Design vs Modeling

The distinction of design vs modeling is something I run into all the time. I try to be careful in the stuff I write to be clear that I don’t write about design nearly as much as I write about modeling.

Design is coming up with and developing the idea for the function or shape. Modeling is trying to make the design come to life. It’s like the difference between science and engineering. Engineering is more about the application of the scientific ideas to everyday life. Modeling is like putting details and actual reality onto a design. Design is a pencil sketch, where details are vague. Modeling is making sure the details work, that your design is actually manufacturable, and that it achieves what you mean for it to achieve.

Sometimes these happen together. This week I’ve been working on a model that has gone through a lot of iterations. I’ve got a general concept – a general design – in my head, but getting that into the computer and trying to put some real detail on it is difficult.

Most often these two functions are handled by separate people, but there also needs to be communication between the two roles. The worst possible outcome is a vague design that doesn’t really resonate with the person doing the model, and then the model is executed badly. A good design has a lot of views that try to establish a vibe, or personality for the design, which makes it easier to fill in the blanks later when the engineer has to interpret details while doing the modeling.

Good design also has to be flexible. Very rarely have I run into a design which stayed static from the top to the bottom of a project. Typically a design changes when the designer sees his ideas interpreted by someone else. Design by committee is rarely a good thing, but design on an island is also not what usually produces the best products.

I very much believe that a design should come from a single piece of cloth, to keep the same philosophy throughout the project. But I also believe that a single person can rarely see the problem from every necessary point of view. The best ideas come not from compromise, but from working out problems from multiple points of view. You get the most complete and most satisfactory solutions that way.
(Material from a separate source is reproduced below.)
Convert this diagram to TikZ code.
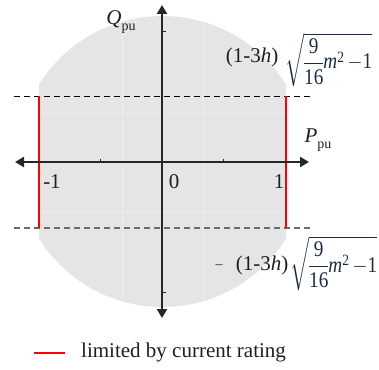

In design, ego tends to be a real problem. Everyone involved has to remember that it takes everyone involved to complete the project. The project isn’t completed by a series of throwing it over the wall, but by a fluid exchange of ideas and working out real solutions. Sometimes the idea from the packaging department really does need to set the parameters for the entire project. But at the same time, I don’t think you have to sacrifice a satisfying look to also optimize shipping cost.

I’ve worked on teams where things really worked, and we turned out great products that were optimized from multiple points of view. I’ve also worked on projects where a single ego gummed up the whole thing, and everything downstream from the design was a disaster.

Some of the good groups have been with big companies and some of the bad ones have been with small companies, so it can be hard to judge which system is going to work from the outside.

Personally I prefer modeling over design, because there is a more objective measure of success – if your model looks like the design, and you’ve made it functional and manufacturable, then you have succeeded.